La vittoria di Renzi può rafforzare la posizione di Rutelli?
Secondo me è soprattutto una vittoria contro il gruppo dirigente, locale e nazionale. Che poi lui sia personalmente amico di Rutelli è un fatto, ma non è quello il punto essenziale. Rutelli potrà forse anche avvantaggiarsi di questo elemento; ma ciò che conta è capire il significato profondo di questo risultato.
E l’alternativa dell’ala dalemiana? Oggi D’Alema parla anche di un possibile ritorno all’alleanza con Rifondazione.
Il disegno veltroniano era quello di fare del Pd un partito “pigliatutto”, sul modello del partito laburista inglese, che occupa indistintamente la sinistra e il centro. Ed è un progetto fallito. La strategia di D’Alema è invece di impianto classico, e consiste nel riconoscere e nel tornare a dire “siamo una forza socialdemocratica”, e su questa base ricostruire un rapporto con l’ala sinistra, riconoscendola come parte radicale, ma facente parte dello stesso mondo. Va tutto bene, se non fosse che in questo momento bisogna far poggiare queste idee sulle gambe degli uomini, trovando l’uomo giusto. E anche sperare che non sia troppo tardi. Io invece ho la netta impressione che in questo momento il centrosinistra sia davvero a un punto molto basso.
È dunque perduta ogni speranza di recupero per il centrosinistra?
In politica nulla è per sempre, ma in questo momento Berlusconi è arrivato ad avere un consenso impressionante. Il voto sardo, anche come quantità, è una lezione. D’Alema e altri cercano di mettere in campo una strategia; però è una strategia che ha bisogno di molto, moltissimo tempo per essere costruita. E questo significa altri scossoni, altre lacerazioni. Non so quanto se lo possano permettere. Fermo restando che qualcosa devono fare, dato che questa idea in cui sono vissuti un anno, del partito che fa fuori Prodi perché troppo legato all’estrema sinistra e poi costruisce un’alternativa neo-laburista, è fallita.
Anche la vittoria del Pdl però lascia aperti degli interrogativi: dietro al successo numerico, non c’è il rischio di riproporre lo schema della perenne campagna elettorale?
Non c’è dubbio che questo sia il limite grave di Berlusconi: lui dà il meglio nelle campagne elettorali. Non a caso le ama in questo modo.

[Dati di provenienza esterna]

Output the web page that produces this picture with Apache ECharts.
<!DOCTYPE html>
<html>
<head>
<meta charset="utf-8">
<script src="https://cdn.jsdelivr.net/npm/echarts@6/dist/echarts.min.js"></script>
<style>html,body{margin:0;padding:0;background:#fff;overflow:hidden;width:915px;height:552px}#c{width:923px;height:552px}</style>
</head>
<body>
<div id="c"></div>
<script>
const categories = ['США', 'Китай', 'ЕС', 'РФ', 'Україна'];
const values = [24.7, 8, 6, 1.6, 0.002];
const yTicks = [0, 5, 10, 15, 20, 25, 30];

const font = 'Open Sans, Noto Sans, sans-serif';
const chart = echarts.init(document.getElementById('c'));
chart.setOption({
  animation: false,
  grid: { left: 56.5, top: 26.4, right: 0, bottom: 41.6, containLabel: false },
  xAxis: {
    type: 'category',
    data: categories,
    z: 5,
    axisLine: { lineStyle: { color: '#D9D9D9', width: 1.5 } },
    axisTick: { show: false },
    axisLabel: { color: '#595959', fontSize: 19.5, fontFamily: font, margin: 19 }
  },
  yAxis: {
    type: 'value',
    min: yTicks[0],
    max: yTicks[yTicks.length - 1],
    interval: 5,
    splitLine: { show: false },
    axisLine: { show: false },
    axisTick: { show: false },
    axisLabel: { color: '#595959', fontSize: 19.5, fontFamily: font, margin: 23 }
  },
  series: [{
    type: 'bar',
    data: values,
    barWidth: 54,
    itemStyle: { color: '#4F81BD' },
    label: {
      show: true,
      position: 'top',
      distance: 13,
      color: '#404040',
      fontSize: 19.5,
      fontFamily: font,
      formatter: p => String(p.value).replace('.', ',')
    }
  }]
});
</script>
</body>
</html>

Abbiamo avuto il caso abbastanza singolare di un presidente del Consiglio che in un momento di forte crisi economica passa grandi giornate in Sardegna a fare campagna per un’elezione minore. È una situazione curiosa. D’altra parte lui fa un ragionamento che ha una sua logica, seppure un po’ spregiudicata: finché riesco ad avere un rapporto diretto con l’opinione pubblica apro costantemente la crisi dei miei avversari, e quindi ottengo una investitura popolare che si rinnova. Questo non si concilia esattamente con l’idea di un governo che agisce e si applica a trovare la soluzione dei problemi, ed è il limite del Pdl, che rischia di essere una grande macchina elettorale, ma di non essere poi adeguato all’azione di governo.

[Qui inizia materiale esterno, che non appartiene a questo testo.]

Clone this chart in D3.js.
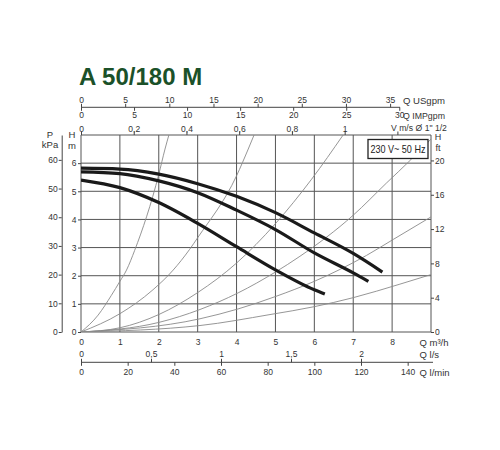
<!DOCTYPE html>
<html>
<head>
<meta charset="utf-8">
<script src="https://cdn.jsdelivr.net/npm/d3@7"></script>
<style>
  body { margin: 0; background: #fff; }
  text { font-family: "Liberation Sans", Arial, sans-serif; fill: #333; }
</style>
</head>
<body>
<div id="chart"></div>
<script>
// ---- data ----
var qTicks = [0, 1, 2, 3, 4, 5, 6, 7, 8];
var hTicks = [0, 1, 2, 3, 4, 5, 6];
var pTicks = [0, 10, 20, 30, 40, 50, 60];
var ftTicks = [0, 4, 8, 12, 16, 20];
var usgpmTicks = [0, 5, 10, 15, 20, 25, 30, 35];
var impgpmTicks = [0, 5, 10, 15, 20, 25, 30];
var velTicks = [0, 0.2, 0.4, 0.6, 0.8, 1, 1.2];
var velLabels = ["0", "0,2", "0,4", "0,6", "0,8", "1", ""];
var lsTicks = [0, 0.5, 1, 1.5, 2];
var lsLabels = ["0", "0,5", "1", "1,5", "2"];
var lminTicks = [0, 20, 40, 60, 80, 100, 120, 140];

// pump curves: [Q m3/h, H m]
var pumpHigh = [[0, 5.82], [1, 5.79], [2, 5.61], [3, 5.27], [4, 4.82], [5, 4.24], [6, 3.52], [7, 2.79], [7.75, 2.13]];
var pumpMid  = [[0, 5.69], [1, 5.63], [2, 5.37], [3, 4.95], [4, 4.33], [5, 3.64], [6, 2.81], [7, 2.1], [7.39, 1.8]];
var pumpLow  = [[0, 5.40], [1, 5.13], [2, 4.6], [3, 3.86], [4, 3.03], [5, 2.21], [6, 1.5], [6.27, 1.35]];

// thin system curves
var sysA = [[0, 0], [0.44, 0.6], [0.78, 1.3], [1, 1.8], [1.17, 2.2], [1.38, 2.9], [2, 5.6], [2.16, 6.5], [2.26, 7]];
var sysB = [[0, 0], [1, 0.65], [1.85, 1.5], [2.37, 2.2], [2.79, 2.93], [3, 3.35], [4, 5.55], [4.3, 6.5], [4.45, 7]];
var sysC = [[0, 0], [1, 0.15], [2, 0.62], [3, 1.4], [4, 2.45], [5, 3.85], [5.93, 5.43], [6.74, 7]];
var sysD = [[0, 0], [2, 0.34], [3.06, 0.8], [4.04, 1.39], [5, 2.13], [5.63, 2.69], [7, 4.15], [7.86, 5.3], [8.48, 6.12], [9.1, 7]];
var sysE = [[0, 0], [3.06, 0.47], [4.04, 0.82], [5, 1.26], [6, 1.8], [7.34, 2.72], [8.03, 3.29], [9, 4.09]];
var sysF = [[0, 0], [3.06, 0.23], [4.86, 0.62], [6, 0.9], [7, 1.22], [8.2, 1.7], [9, 2.04]];

var svg = d3.select("#chart").append("svg")
    .attr("width", 500)
    .attr("height", 450);

// plot frame
var x0 = 81, x1 = 431, yBot = 332, yTop = 135;
var x = d3.scaleLinear().domain([0, 9]).range([x0, x1]);
var y = d3.scaleLinear().domain([0, 7]).range([yBot, yTop]);

// unit conversions to m3/h and m
var xUS = d3.scaleLinear().domain([0, 9 / 0.2271]).range([x0, x1]);
var xIMP = d3.scaleLinear().domain([0, 9 / 0.2728]).range([x0, x1]);
var xV = d3.scaleLinear().domain([0, 9 / 6.78]).range([x0, x1]);
var xLs = d3.scaleLinear().domain([0, 9 / 3.6]).range([x0, x1]);
var xLmin = d3.scaleLinear().domain([0, 9 / 0.06]).range([x0, x1]);
var yP = d3.scaleLinear().domain([0, 7 * 9.81]).range([yBot, yTop]);
var yFt = d3.scaleLinear().domain([0, 7 / 0.3048]).range([yBot, yTop]);

// title
svg.append("text")
    .attr("x", 79).attr("y", 84.5)
    .style("font-size", "24px").style("font-weight", "bold")
    .style("fill", "#1b5129")
    .text("A 50/180 M");

function styleAxis(g) {
    g.selectAll("line").attr("stroke", "#444");
    g.selectAll("path").attr("stroke", "#444");
    g.selectAll("text").style("font-size", "8.5px").style("fill", "#333")
        .style("font-family", "'Liberation Sans', Arial, sans-serif");
}

// squeeze a text horizontally to a given width (narrow typeface look)
function squeeze(t, xx, yy, len) {
    var w = t.node().getComputedTextLength();
    var k = (len && w > 0) ? len / w : 1;
    t.attr("x", 0).attr("y", 0)
        .attr("transform", "translate(" + xx + "," + yy + ") scale(" + k + ",1)");
}

// grid
var grid = svg.append("g");
grid.selectAll(".gv").data(d3.range(0, 10)).enter().append("line")
    .attr("x1", function (d) { return x(d); }).attr("x2", function (d) { return x(d); })
    .attr("y1", yBot).attr("y2", yTop)
    .attr("stroke", "#555").attr("stroke-width", 1);
grid.selectAll(".gh").data(d3.range(0, 8)).enter().append("line")
    .attr("x1", x0).attr("x2", x1)
    .attr("y1", function (d) { return y(d); }).attr("y2", function (d) { return y(d); })
    .attr("stroke", "#555").attr("stroke-width", 1);

// clip for curves
svg.append("clipPath").attr("id", "plotclip").append("rect")
    .attr("x", x0).attr("y", yTop).attr("width", x1 - x0).attr("height", yBot - yTop);

var line = d3.line()
    .x(function (d) { return x(d[0]); })
    .y(function (d) { return y(d[1]); })
    .curve(d3.curveMonotoneX);

var curves = svg.append("g").attr("clip-path", "url(#plotclip)");
[sysA, sysB, sysC, sysD, sysE, sysF].forEach(function (s) {
    curves.append("path").attr("d", line(s))
        .attr("fill", "none").attr("stroke", "#8a8a8a").attr("stroke-width", 0.9);
});
[pumpHigh, pumpMid, pumpLow].forEach(function (s) {
    curves.append("path").attr("d", line(s))
        .attr("fill", "none").attr("stroke", "#1a1a1a").attr("stroke-width", 3.2)
        .attr("stroke-linecap", "butt");
});

// box label
svg.append("rect")
    .attr("x", 368).attr("y", 139.5).attr("width", 60).attr("height", 19)
    .attr("fill", "#fff").attr("stroke", "#222").attr("stroke-width", 1.3);
var boxText = svg.append("text")
    .style("font-size", "11.5px").style("fill", "#222")
    .text("230 V~ 50 Hz");
squeeze(boxText, 370.5, 153, 55);

// left H axis
svg.append("g").attr("transform", "translate(" + x0 + ",0)")
    .call(d3.axisLeft(y).tickValues(hTicks).tickSize(3).tickPadding(1.5)
        .tickFormat(d3.format("d")))
    .call(function (g) { g.select(".domain").remove(); })
    .call(styleAxis);

// P axis
svg.append("g").attr("transform", "translate(61.7,0)")
    .call(d3.axisLeft(yP).tickValues(pTicks).tickSize(3).tickSizeOuter(0).tickPadding(1)
        .tickFormat(d3.format("d")))
    .call(styleAxis);

// right ft axis
svg.append("g").attr("transform", "translate(" + x1 + ",0)")
    .call(d3.axisRight(yFt).tickValues(ftTicks).tickSize(3).tickPadding(1)
        .tickFormat(d3.format("d")))
    .call(function (g) { g.select(".domain").remove(); })
    .call(styleAxis);

// bottom Q m3/h labels
svg.append("g").attr("transform", "translate(0," + yBot + ")")
    .call(d3.axisBottom(x).tickValues(qTicks).tickSize(0).tickPadding(7)
        .tickFormat(d3.format("d")))
    .call(function (g) { g.select(".domain").remove(); })
    .call(styleAxis);

// l/s and l/min axes sharing one line
var yLs = 362.3;
svg.append("line").attr("x1", x0).attr("x2", 433).attr("y1", yLs).attr("y2", yLs)
    .attr("stroke", "#444");
svg.append("g").attr("transform", "translate(0," + yLs + ")")
    .call(d3.axisTop(xLs).tickValues(lsTicks).tickSize(3.5).tickPadding(1.5)
        .tickFormat(function (d, i) { return lsLabels[i]; }))
    .call(function (g) { g.select(".domain").remove(); })
    .call(styleAxis);
svg.append("g").attr("transform", "translate(0," + yLs + ")")
    .call(d3.axisBottom(xLmin).tickValues(lminTicks).tickSize(3.5).tickPadding(3))
    .call(function (g) { g.select(".domain").remove(); })
    .call(styleAxis);

// USgpm and IMPgpm axes sharing one line
var yGpm = 107.3;
svg.append("line").attr("x1", x0).attr("x2", 400).attr("y1", yGpm).attr("y2", yGpm)
    .attr("stroke", "#444");
svg.append("g").attr("transform", "translate(0," + yGpm + ")")
    .call(d3.axisTop(xUS).tickValues(usgpmTicks).tickSize(3.5).tickPadding(0.5))
    .call(function (g) { g.select(".domain").remove(); })
    .call(styleAxis);
svg.append("g").attr("transform", "translate(0," + yGpm + ")")
    .call(d3.axisBottom(xIMP).tickValues(impgpmTicks).tickSize(3.5).tickPadding(1.5))
    .call(function (g) { g.select(".domain").remove(); })
    .call(styleAxis);

// velocity ticks on plot top
svg.append("g").attr("transform", "translate(0," + yTop + ")")
    .call(d3.axisTop(xV).tickValues(velTicks).tickSize(3.5).tickPadding(0)
        .tickFormat(function (d, i) { return velLabels[i]; }))
    .call(function (g) { g.select(".domain").remove(); })
    .call(styleAxis);

// unit labels
function unit(txt, xx, yy, anchor, len, size) {
    var t = svg.append("text").attr("x", xx).attr("y", yy)
        .attr("text-anchor", anchor || "start")
        .style("font-size", (size || 9.5) + "px").style("fill", "#333")
        .text(txt);
    if (len) squeeze(t, xx, yy, len);
}
unit("Q USgpm", 403, 103.5, "start", 42);
unit("Q IMPgpm", 403, 119, "start", 42);
unit("V m/s Ø 1\" 1/2", 391, 130.5, "start", 56);
unit("P", 50, 138.3, "middle");
unit("kPa", 50, 148.3, "middle");
unit("H", 72, 138.3, "middle");
unit("m", 72, 148.5, "middle");
unit("H", 438, 139.5, "middle", null, 9);
unit("ft", 438, 151, "middle", null, 9);
unit("Q m³/h", 419.5, 346.3, "start");
unit("Q l/s", 419.5, 357.6, "start");
unit("Q l/min", 419.5, 376.3, "start");
</script>
</body>
</html>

Che conseguenze ha sul lungo termine questo atteggiamento?
Questo è un Paese che ha un enorme bisogno di riforme radicali: la maggioranza ha un consenso molto forte, e potrebbe farle. Invece siamo in una condizione in cui tutto sommato non vediamo le riforme procedere speditamente. Certo, si parla tanto di federalismo fiscale, ma è una cosa molto generica, perché poi non ci sono i fondi per realizzarlo. Sono progetti molto belli, ma lontani nel tempo. Le riforme essenziali che dovrebbero cambiare la vita degli italiani non vengono affrontate con la sollecitudine necessaria. Una vittoria come quella in Sardegna è importante, ma lascia insoddisfatta la domanda di governo che l’Italia ha. Ed è solo sulla risposta a questa domanda che si può costruire un vero, stabile e solido rapporto con gli italiani.